I’m having lunch with my daughter. I am eating the leftovers from Monday and she is in the kitchen making herself something. She calls from the kitchen, “I don’t know how I’m going to eat this without it falling apart”. Moments later she emerges with an impressive looking falafel and hummus wrap. “I’m having a vegan lunch” she announces.
Finishing my food I take my plate out into the kitchen to find what I always find. The chopping board is strewn with the detritus from her extensive preparation. Lettuce offcuts, bits of pickled chilies, a sticky pool of hummus, dirty knives and spoons. Without thinking I start to clear it away.
When I’ve almost finished I call back to her, “Why am I doing your clearing up?”.
Her reply is muffled by a mouthful of wrap, “I dunno”.
“I always seem to do your clearing up. Why don’t you do it?”
“Because I’m eating,” she says.
“So, if I left it for you to do you’d do it would you?”
“Yes, of course, I would.”
I realise I have no reason to believe this isn’t true. Her mother doesn’t clear up after her and, in fact, it is a source of frequent conflict between them. It comes second only to the constant reminders to sort out the washing which sometimes ends in slamming of doors and sometimes in tears, on either or both sides. The only thing that is generally reliable is that the washing remains unsorted. As for me I mostly tidy mess where I find it. I also like washing up.
“I do this a lot for you and your brother,” I say sounding as if it’s a burden but at the same time aware that it is one I have assumed. “Why do you think that is?”
“Because you want me to get back to revising?”
“No, I don’t think that’s it”
“Because you like washing up? I don’t know. Dad, don’t read too much into it”
I snap back. “I am trained to see more into things. Perhaps I need to see a therapist.
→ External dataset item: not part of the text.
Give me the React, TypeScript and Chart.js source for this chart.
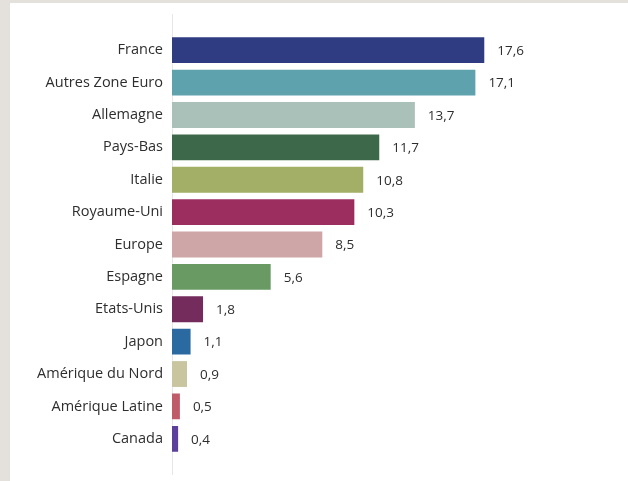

Although I’m not really in therapy at the moment”
“What about the old guy?” she asks.
“Kenneth. Do you mean Kenneth?”
“Yes”
“Well, you can’t just call him ‘the old guy’. It’s really disrespectful”
“How old is he?” She asks.
“He’s 83,” I say. “I haven’t seen him for a while. To be honest I was worried that he was beginning to get dependent.”
“Your therapist was becoming dependent on you?” she asks with incredulity I find uncomfortable.
“Yes. He seemed to want to keep our sessions going even though I had told him I wanted to stop. It was very hard. I felt like I was disappointing him. I hate disappointing people. I think I really needed to talk about it.”
“It would be tricky to talk about that with your therapist wouldn’t it?”
“Yes, it would. I don’t like upsetting people.”
Getting up from the table she joins me in the kitchen just as I am clearing down the work surfaces and putting the dirty cutlery in the sink.
Grinning she holds her plate out to me and says, “Clear that up for me will you?”